Of course, the parties are free to meet and confer on this matter as required by Local Rule 37.2, and do so in good faith, which is also required. See Chicago Reg'l Council of Carpenters Pension Fund v. Celtic Floor Covering, Inc., 316 F.Supp.3d 1044, 1046 (N.D. Ill. 2018)("An ultimatum on one side, met with steadfast defiance on the other, is not a good faith discussion."); Gunn v. Stevens §. & Training Servs., Inc., 2018 WL 1737518, at *3 (N.D. Ill. 2018)("A party that steadfastly maintains a position without support is not engaging in a good faith discussion."); Infowhyse GmbH v. Fleetwood Grp., 2016 WL 4063168, at *1 (N.D. Ill. 2016)(". . . adamantly clinging to the positions with which they began" amounts to a failure "to comply, in good faith, with the requirements of Local Rule 37.2."). It has to be said that there was a lack of genuine good faith negotiating on this dispute, mostly on the plaintiffs' side, based on the plaintiffs' submissions. The parties last met and conferred on this matter in mid-October of 2019. [Dkt. #180-3]. At that time, defendants demanded some type of protocols — as discussed in the foregoing cases — for production and review of any photographs of the defendant officers. The plaintiffs' position was that there should be no such protocols. The defendants suggested there might be some middle ground. [Dkt. #180-3, at Page 3-4/11]. The plaintiffs responded but not until three months later at the end of January — that they would be litigating the issue. This motion followed. There was clearly a lot of middle ground to be explored between "onerous" protocols and none at all, but the plaintiffs chose not to do any further negotiating. Intransigence is generally an inappropriate course to pursue in discovery. But that is unfortunately what has occurred here.

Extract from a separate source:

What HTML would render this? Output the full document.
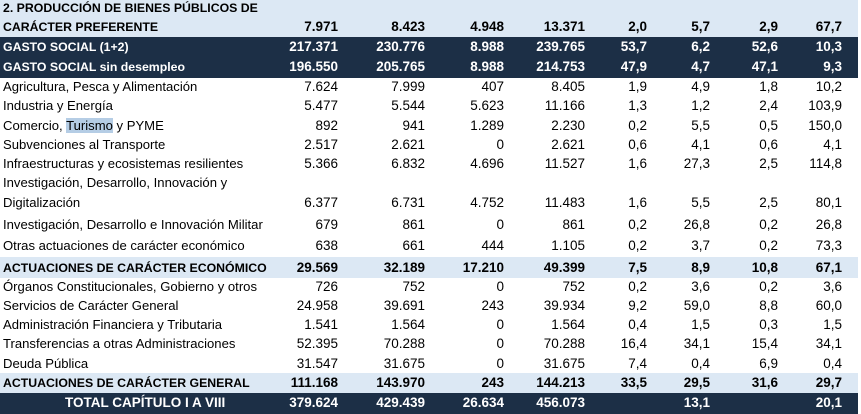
<!DOCTYPE html>
<html><head><meta charset="utf-8"><style>
body{margin:0;width:861px;height:414px;background:#fff;overflow:hidden;font-family:"Liberation Sans",sans-serif;font-size:13.5px;color:#000}
.r{position:absolute;left:0;width:858px;height:20px;line-height:20px}
.r span{position:absolute;white-space:nowrap}
.l{left:3px;font-size:13.1px}
.b .l{font-size:12.3px;letter-spacing:0}
.b{font-weight:bold}
</style></head><body>
<div style="position:absolute;left:0;top:0;width:858px;height:37px;background:#dce8f4"></div>
<div style="position:absolute;left:0;top:37px;width:858px;height:41px;background:#1c2f46"></div>
<div style="position:absolute;left:0;top:257px;width:858px;height:21px;background:#dce8f4"></div>
<div style="position:absolute;left:0;top:373px;width:858px;height:20px;background:#dce8f4"></div>
<div style="position:absolute;left:0;top:393px;width:858px;height:21px;background:#1c2f46"></div>
<div class="r b" style="top:-2px"><span class="l">2. PRODUCCIÓN DE BIENES PÚBLICOS DE</span></div>
<div class="r b" style="top:17px"><span class="l">CARÁCTER PREFERENTE</span><span style="right:520px">7.971</span><span style="right:433px">8.423</span><span style="right:354px">4.948</span><span style="right:273px">13.371</span><span style="right:211px">2,0</span><span style="right:148px">5,7</span><span style="right:80px">2,9</span><span style="right:16px">67,7</span></div>
<div class="r b" style="top:37px;color:#fff"><span class="l">GASTO SOCIAL (1+2)</span><span style="right:520px">217.371</span><span style="right:433px">230.776</span><span style="right:354px">8.988</span><span style="right:273px">239.765</span><span style="right:211px">53,7</span><span style="right:148px">6,2</span><span style="right:80px">52,6</span><span style="right:16px">10,3</span></div>
<div class="r b" style="top:57px;color:#fff"><span class="l">GASTO SOCIAL sin desempleo</span><span style="right:520px">196.550</span><span style="right:433px">205.765</span><span style="right:354px">8.988</span><span style="right:273px">214.753</span><span style="right:211px">47,9</span><span style="right:148px">4,7</span><span style="right:80px">47,1</span><span style="right:16px">9,3</span></div>
<div class="r" style="top:77px"><span class="l">Agricultura, Pesca y Alimentación</span><span style="right:520px">7.624</span><span style="right:433px">7.999</span><span style="right:354px">407</span><span style="right:273px">8.405</span><span style="right:211px">1,9</span><span style="right:148px">4,9</span><span style="right:80px">1,8</span><span style="right:16px">10,2</span></div>
<div class="r" style="top:96px"><span class="l">Industria y Energía</span><span style="right:520px">5.477</span><span style="right:433px">5.544</span><span style="right:354px">5.623</span><span style="right:273px">11.166</span><span style="right:211px">1,3</span><span style="right:148px">1,2</span><span style="right:80px">2,4</span><span style="right:16px">103,9</span></div>
<div class="r" style="top:116px"><span class="l">Comercio, <span style="position:static;background:#b5cde5">Turismo</span> y PYME</span><span style="right:520px">892</span><span style="right:433px">941</span><span style="right:354px">1.289</span><span style="right:273px">2.230</span><span style="right:211px">0,2</span><span style="right:148px">5,5</span><span style="right:80px">0,5</span><span style="right:16px">150,0</span></div>
<div class="r" style="top:135px"><span class="l">Subvenciones al Transporte</span><span style="right:520px">2.517</span><span style="right:433px">2.621</span><span style="right:354px">0</span><span style="right:273px">2.621</span><span style="right:211px">0,6</span><span style="right:148px">4,1</span><span style="right:80px">0,6</span><span style="right:16px">4,1</span></div>
<div class="r" style="top:154px"><span class="l">Infraestructuras y ecosistemas resilientes</span><span style="right:520px">5.366</span><span style="right:433px">6.832</span><span style="right:354px">4.696</span><span style="right:273px">11.527</span><span style="right:211px">1,6</span><span style="right:148px">27,3</span><span style="right:80px">2,5</span><span style="right:16px">114,8</span></div>
<div class="r" style="top:173px"><span class="l">Investigación, Desarrollo, Innovación y</span></div>
<div class="r" style="top:193px"><span class="l">Digitalización</span><span style="right:520px">6.377</span><span style="right:433px">6.731</span><span style="right:354px">4.752</span><span style="right:273px">11.483</span><span style="right:211px">1,6</span><span style="right:148px">5,5</span><span style="right:80px">2,5</span><span style="right:16px">80,1</span></div>
<div class="r" style="top:215px"><span class="l">Investigación, Desarrollo e Innovación Militar</span><span style="right:520px">679</span><span style="right:433px">861</span><span style="right:354px">0</span><span style="right:273px">861</span><span style="right:211px">0,2</span><span style="right:148px">26,8</span><span style="right:80px">0,2</span><span style="right:16px">26,8</span></div>
<div class="r" style="top:236px"><span class="l">Otras actuaciones de carácter económico</span><span style="right:520px">638</span><span style="right:433px">661</span><span style="right:354px">444</span><span style="right:273px">1.105</span><span style="right:211px">0,2</span><span style="right:148px">3,7</span><span style="right:80px">0,2</span><span style="right:16px">73,3</span></div>
<div class="r b" style="top:258px"><span class="l">ACTUACIONES DE CARÁCTER ECONÓMICO</span><span style="right:520px">29.569</span><span style="right:433px">32.189</span><span style="right:354px">17.210</span><span style="right:273px">49.399</span><span style="right:211px">7,5</span><span style="right:148px">8,9</span><span style="right:80px">10,8</span><span style="right:16px">67,1</span></div>
<div class="r" style="top:277px"><span class="l">Órganos Constitucionales, Gobierno y otros</span><span style="right:520px">726</span><span style="right:433px">752</span><span style="right:354px">0</span><span style="right:273px">752</span><span style="right:211px">0,2</span><span style="right:148px">3,6</span><span style="right:80px">0,2</span><span style="right:16px">3,6</span></div>
<div class="r" style="top:296px"><span class="l">Servicios de Carácter General</span><span style="right:520px">24.958</span><span style="right:433px">39.691</span><span style="right:354px">243</span><span style="right:273px">39.934</span><span style="right:211px">9,2</span><span style="right:148px">59,0</span><span style="right:80px">8,8</span><span style="right:16px">60,0</span></div>
<div class="r" style="top:315px"><span class="l">Administración Financiera y Tributaria</span><span style="right:520px">1.541</span><span style="right:433px">1.564</span><span style="right:354px">0</span><span style="right:273px">1.564</span><span style="right:211px">0,4</span><span style="right:148px">1,5</span><span style="right:80px">0,3</span><span style="right:16px">1,5</span></div>
<div class="r" style="top:334px"><span class="l">Transferencias a otras Administraciones</span><span style="right:520px">52.395</span><span style="right:433px">70.288</span><span style="right:354px">0</span><span style="right:273px">70.288</span><span style="right:211px">16,4</span><span style="right:148px">34,1</span><span style="right:80px">15,4</span><span style="right:16px">34,1</span></div>
<div class="r" style="top:354px"><span class="l">Deuda Pública</span><span style="right:520px">31.547</span><span style="right:433px">31.675</span><span style="right:354px">0</span><span style="right:273px">31.675</span><span style="right:211px">7,4</span><span style="right:148px">0,4</span><span style="right:80px">6,9</span><span style="right:16px">0,4</span></div>
<div class="r b" style="top:373px"><span class="l">ACTUACIONES DE CARÁCTER GENERAL</span><span style="right:520px">111.168</span><span style="right:433px">143.970</span><span style="right:354px">243</span><span style="right:273px">144.213</span><span style="right:211px">33,5</span><span style="right:148px">29,5</span><span style="right:80px">31,6</span><span style="right:16px">29,7</span></div>
<div class="r b" style="top:393px;color:#fff"><span style="left:65px">TOTAL CAPÍTULO I A VIII</span><span style="right:520px">379.624</span><span style="right:433px">429.439</span><span style="right:354px">26.634</span><span style="right:273px">456.073</span><span style="right:148px">13,1</span><span style="right:16px">20,1</span></div>
</body></html>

The plaintiff's motion as to production of crime scene car lot police reports is granted in part. As with the photograph issue, the parties left a wide gulf completely unaddressed in their Local Rule 37.2 conference on this squabble. Defendants offered two years worth of crime scene data, and the plaintiffs demanded ten. The defendants appear to have budged a bit; the plaintiffs refused to budge at all, steadfastly demanding ten years' of documents. [Dkt. ##180-3; 180-5]. Neither side makes a convincing case that their position is any better than the other side's position. Between these two polar positions, however, a broad range of positions exists for where there are no clear guidelines and the court is free to exercise its own discretion. New Medium Techs. LLC v. Barco N.V., 242 F.R.D. 460, 462-63 (N.D. Ill. 2007).

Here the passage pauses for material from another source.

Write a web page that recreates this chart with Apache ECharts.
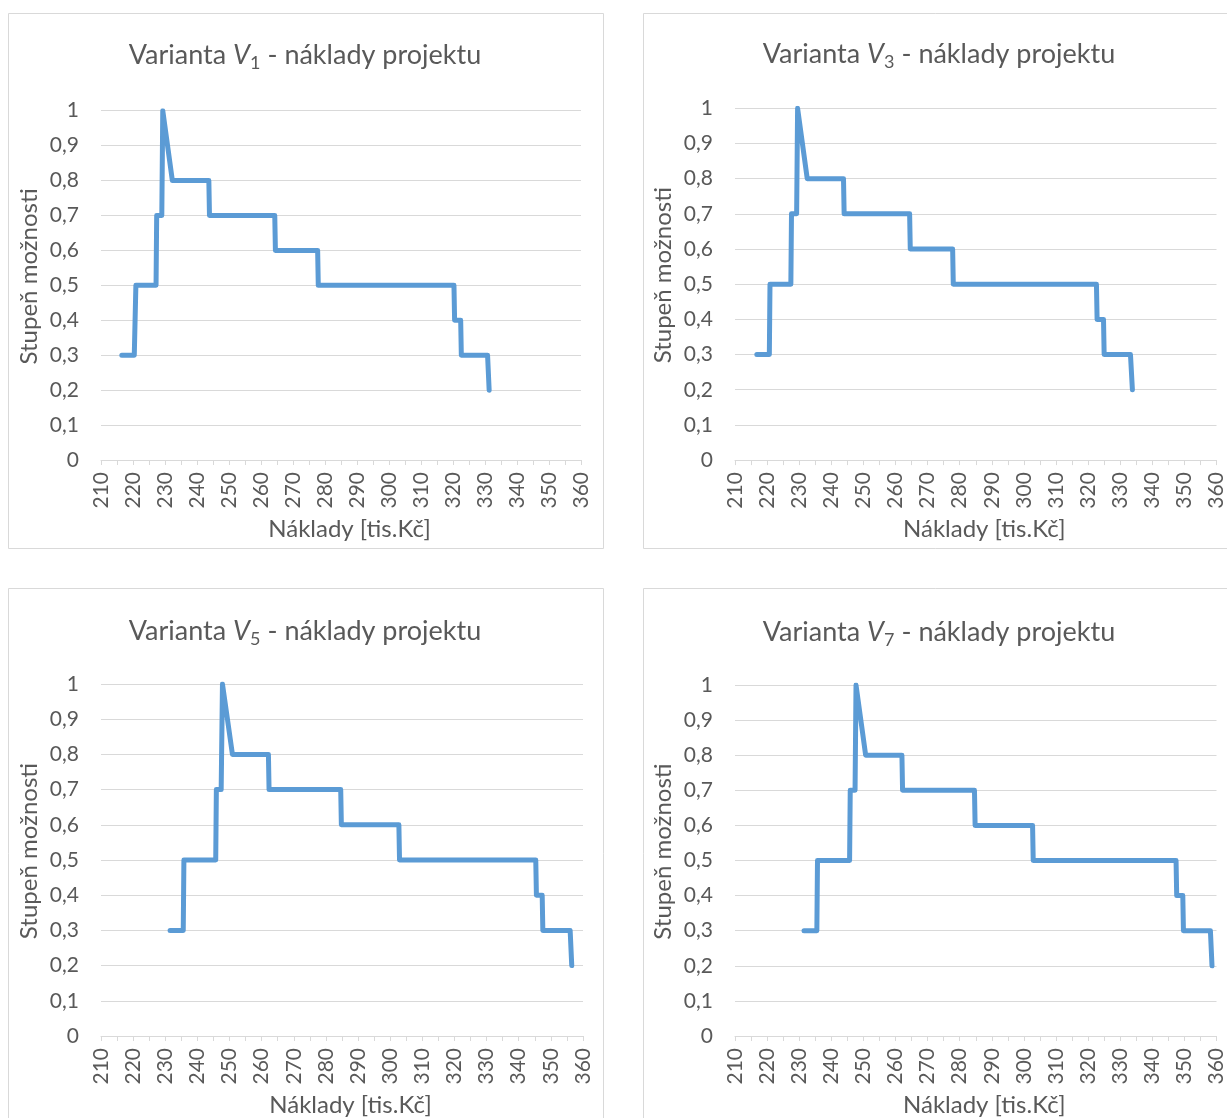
<!DOCTYPE html>
<html>
<head>
<meta charset="utf-8">
<script src="https://cdn.jsdelivr.net/npm/echarts@6/dist/echarts.min.js"></script>
<style>
html,body{margin:0;padding:0;background:#fff;}
#c{width:1227px;height:1118px;}
</style>
</head>
<body>
<div id="c"></div>
<script>
// ---- data ----
const variantIndex = ['1', '3', '5', '7'];
const v1Cost   = [216.5, 220.4, 220.9, 227.2, 227.4, 229.0, 229.3, 232.3, 243.7, 243.9, 264.3, 264.5, 277.7, 277.9, 320.3, 320.5, 322.4, 322.6, 330.8, 331.3];
const v1Degree = [0.3, 0.3, 0.5, 0.5, 0.7, 0.7, 1.0, 0.8, 0.8, 0.7, 0.7, 0.6, 0.6, 0.5, 0.5, 0.4, 0.4, 0.3, 0.3, 0.2];
const v3Cost   = [216.8, 220.7, 220.9, 227.4, 227.6, 229.2, 229.5, 232.5, 243.8, 244.0, 264.4, 264.6, 277.8, 278.0, 322.6, 322.8, 324.8, 325.0, 333.2, 333.8];
const v3Degree = [0.3, 0.3, 0.5, 0.5, 0.7, 0.7, 1.0, 0.8, 0.8, 0.7, 0.7, 0.6, 0.6, 0.5, 0.5, 0.4, 0.4, 0.3, 0.3, 0.2];
const v5Cost   = [231.5, 235.6, 235.8, 245.7, 245.9, 247.4, 247.8, 250.9, 262.1, 262.3, 284.6, 284.8, 302.7, 302.9, 345.3, 345.5, 347.3, 347.5, 356.0, 356.5];
const v5Degree = [0.3, 0.3, 0.5, 0.5, 0.7, 0.7, 1.0, 0.8, 0.8, 0.7, 0.7, 0.6, 0.6, 0.5, 0.5, 0.4, 0.4, 0.3, 0.3, 0.2];
const v7Cost   = [231.5, 235.5, 235.7, 245.7, 245.9, 247.4, 247.7, 250.7, 262.0, 262.2, 284.6, 284.8, 302.7, 302.9, 347.4, 347.6, 349.5, 349.7, 358.1, 358.6];
const v7Degree = [0.3, 0.3, 0.5, 0.5, 0.7, 0.7, 1.0, 0.8, 0.8, 0.7, 0.7, 0.6, 0.6, 0.5, 0.5, 0.4, 0.4, 0.3, 0.3, 0.2];
const xMin = 210, xMax = 360, xStep = 5, xLabelStep = 10;
const yMin = 0, yMax = 1, yStep = 0.1;
const titleMain = 'Varianta ';
const titleRest = ' - náklady projektu';
const xName = 'Náklady [tis.Kč]';
const yName = 'Stupeň možnosti';

const costs = [v1Cost, v3Cost, v5Cost, v7Cost];
const degrees = [v1Degree, v3Degree, v5Degree, v7Degree];

// ---- layout ----
const FONT = 'Lato';
const TXT = '#595959';
const GRIDC = '#d9d9d9';
const grids = [
  {left: 101, top: 110.7, width: 480, height: 349.3},
  {left: 735, top: 108.3, width: 482, height: 351.8},
  {left: 101, top: 684, width: 482, height: 353.3},
  {left: 735, top: 685, width: 482, height: 353}
];
const boxes = [
  {x: 8.5, y: 13.5, w: 595, h: 535},
  {x: 643.5, y: 13.5, w: 600, h: 535},
  {x: 8.5, y: 588.5, w: 595, h: 540},
  {x: 643.5, y: 588.5, w: 600, h: 540}
];
const titleCenters = [[300, 34], [934, 33], [300, 610], [934, 611]];

const option = {
  animation: false,
  backgroundColor: '#fff',
  graphic: boxes.map(b => ({
    type: 'rect', shape: {x: b.x, y: b.y, width: b.w, height: b.h},
    style: {fill: 'none', stroke: GRIDC, lineWidth: 1}, silent: true, z: -1
  })),
  title: variantIndex.map((n, i) => ({
    text: '{n|' + titleMain + '}{v|V}{s|' + n + '}{n|' + titleRest + '}',
    left: titleCenters[i][0], top: titleCenters[i][1], textAlign: 'center',
    textStyle: {
      fontWeight: 'normal',
      rich: {
        n: {fontFamily: FONT, fontSize: 27, fontWeight: 'normal', color: TXT, lineHeight: 33},
        v: {fontFamily: FONT, fontSize: 27, fontWeight: 'normal', color: TXT, fontStyle: 'italic', lineHeight: 33},
        s: {fontFamily: FONT, fontSize: 18, fontWeight: 'normal', color: TXT, lineHeight: 18, verticalAlign: 'bottom'}
      }
    }
  })),
  grid: grids.map(g => Object.assign({containLabel: false}, g)),
  xAxis: grids.map((g, i) => ({
    type: 'value', gridIndex: i, min: xMin, max: xMax, interval: xStep,
    name: xName, nameLocation: 'middle', nameGap: 57,
    nameTextStyle: {fontFamily: FONT, fontSize: 24, color: TXT, padding: [0, 0, 0, 17]},
    axisLine: {show: true, lineStyle: {color: GRIDC, width: 1}},
    axisTick: {show: true, length: 5, lineStyle: {color: GRIDC}},
    splitLine: {show: false},
    axisLabel: {
      rotate: 90, margin: 12, fontFamily: FONT, fontSize: 21, color: TXT,
      formatter: v => (Math.round(v) % xLabelStep === 0 ? String(Math.round(v)) : '')
    }
  })),
  yAxis: grids.map((g, i) => ({
    type: 'value', gridIndex: i, min: yMin, max: yMax, interval: yStep,
    name: yName, nameLocation: 'middle', nameGap: 60, nameRotate: 90,
    nameTextStyle: {fontFamily: FONT, fontSize: 24, color: TXT, padding: [0, 0, 0, 18]},
    axisLine: {show: false}, axisTick: {show: false},
    splitLine: {show: true, lineStyle: {color: GRIDC, width: 1}},
    axisLabel: {
      margin: 22, fontFamily: FONT, fontSize: 21, color: TXT,
      formatter: v => (Math.round(v * 10) / 10).toString().replace('.', ',')
    }
  })),
  series: costs.map((c, i) => ({
    type: 'line', xAxisIndex: i, yAxisIndex: i,
    data: c.map((x, k) => [x, degrees[i][k]]),
    showSymbol: false, symbol: 'none',
    lineStyle: {color: '#5B9BD5', width: 5, cap: 'round', join: 'round'},
    itemStyle: {color: '#5B9BD5'}
  }))
};

const chart = echarts.init(document.getElementById('c'), null, {renderer: 'canvas'});
chart.setOption(option);
</script>
</body>
</html>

Accordingly, as the parties were unable to find some reasonable middle ground, it falls to the court to be the ultimate arbiter: the production shall be limited to reports from 3 years before and 2 years after the Ali/Ibrahim murders. This resolution sufficiently gives the parties what they are reasonably due. As Judge Moran so pithily put it, "[p]arties are entitled to a reasonable opportunity to investigate the facts—and no more." Vakharia v. Swedish Covenant Hosp., 1994 WL 75055, at *2 (N.D. Ill.1994).

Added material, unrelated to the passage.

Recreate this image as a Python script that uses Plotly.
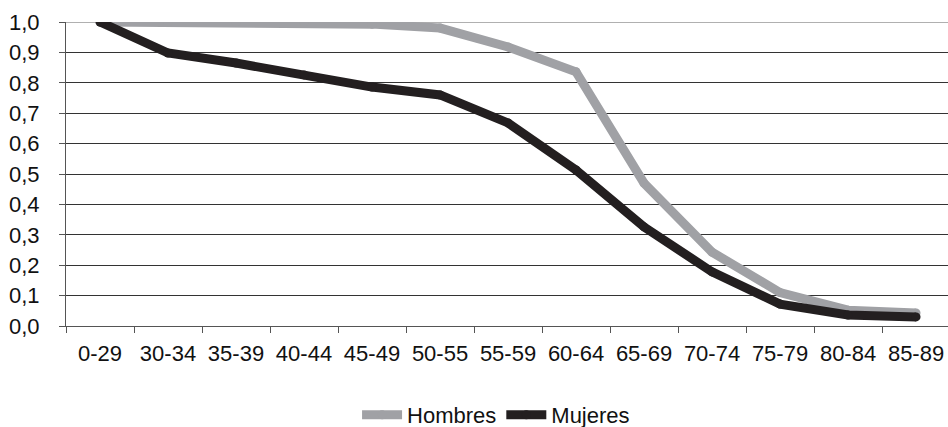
import plotly.graph_objects as go

# Age groups and survival proportions by sex
age_groups = ["0-29", "30-34", "35-39", "40-44", "45-49", "50-55", "55-59",
              "60-64", "65-69", "70-74", "75-79", "80-84", "85-89"]
hombres = [1.0, 1.0, 1.0, 1.0, 0.993, 0.98, 0.918, 0.836, 0.47, 0.243, 0.11, 0.052, 0.043]
mujeres = [1.0, 0.898, 0.865, 0.826, 0.786, 0.76, 0.668, 0.513, 0.326, 0.178, 0.072, 0.036, 0.03]
y_ticks = [0.0, 0.1, 0.2, 0.3, 0.4, 0.5, 0.6, 0.7, 0.8, 0.9, 1.0]

FONT = "Liberation Sans, Arial, sans-serif"
GRAY = "#a0a1a5"
BLACK = "#231f20"

fig = go.Figure()
for name, values, color in (("Hombres", hombres, GRAY), ("Mujeres", mujeres, BLACK)):
    # round dots at the vertices give the thick lines rounded joins and ends
    fig.add_trace(go.Scatter(
        x=age_groups, y=values, name=name, mode="lines+markers",
        line=dict(color=color, width=9),
        marker=dict(color=color, size=9, line=dict(width=0)),
    ))

# lighter line along the top of the value axis
fig.add_shape(type="line", xref="paper", yref="y", x0=0, x1=1, y0=1.0, y1=1.0,
              line=dict(color="#b0b0b0", width=2), layer="below")

fig.update_layout(
    width=948, height=427,
    margin=dict(l=66, r=0, t=22, b=101, autoexpand=False),
    paper_bgcolor="white", plot_bgcolor="white",
    separators=",.",
    font=dict(family=FONT, color="#111111"),
    showlegend=True,
    legend=dict(
        orientation="h", x=0.33, xanchor="left",
        yref="container", y=0.028, yanchor="middle",
        font=dict(size=22, family=FONT, color="#111111"),
        itemwidth=40, tracegroupgap=0,
    ),
    xaxis=dict(
        type="category", range=[-0.5, 12.47], automargin=False,
        showgrid=False, tickson="boundaries", ticks="outside", ticklen=6,
        tickcolor="#555555", tickwidth=1,
        showline=True, linecolor="#555555", linewidth=1,
        tickfont=dict(size=22, family=FONT, color="#111111"),
        ticklabelstandoff=8,
    ),
    yaxis=dict(
        range=[0, 1.0], tickvals=y_ticks, tickformat=".1f", automargin=False,
        showgrid=True, gridcolor="#333333", gridwidth=1,
        ticks="outside", ticklen=6, tickcolor="#555555",
        showline=True, linecolor="#555555", linewidth=1,
        zeroline=False,
        tickfont=dict(size=22, family=FONT, color="#111111"),
        ticklabelstandoff=15,
    ),
)

fig.write_html("out.html")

We do not mean to be critical of either side, but the inescapable reality is that needless intractable discovery disputes, like those in this case, continue largely unabated, and the unyielding positions all too often rigidly insisted on by the parties are not likely to forward the quest for truth, which, after all, is the basic purpose of discovery. Taylor v. Illinois, 484 U.S. 400, 430 (1988). The kind of rigidity manifested by the parties here is precisely why the Seventh Circuit and so many other courts have lamented that "protracted discovery, [is] the bane of modern litigation." Rossetto v. Pabst Brewing Co., 217 F.3d 539, 542 (7th Cir. 2000). We "`must be mindful of the realities of modern litigation. Pre-trial discovery under modern federal practice has become a monster on the loose .... Pre-trial proceedings have become more costly and important than trials themselves.'" A.H. Robins Co. v. Piccinin, 788 F.2d 994, 1013 (4th Cir. 1986). That it has is unfortunate. As Judge Gettleman has said, "we can do better." Robert Gettleman, We Can Do Better, 25 LITIGATION 3 (Summer 1999). And indeed we should. If we do not, the ancient criticisms of the Bar become harder to answer. See Stuart M. Speiser, Sarbanes-Oxley and the Myth of the Lawyer Statesman, 32 LITIGATION 5 (Fall 2005).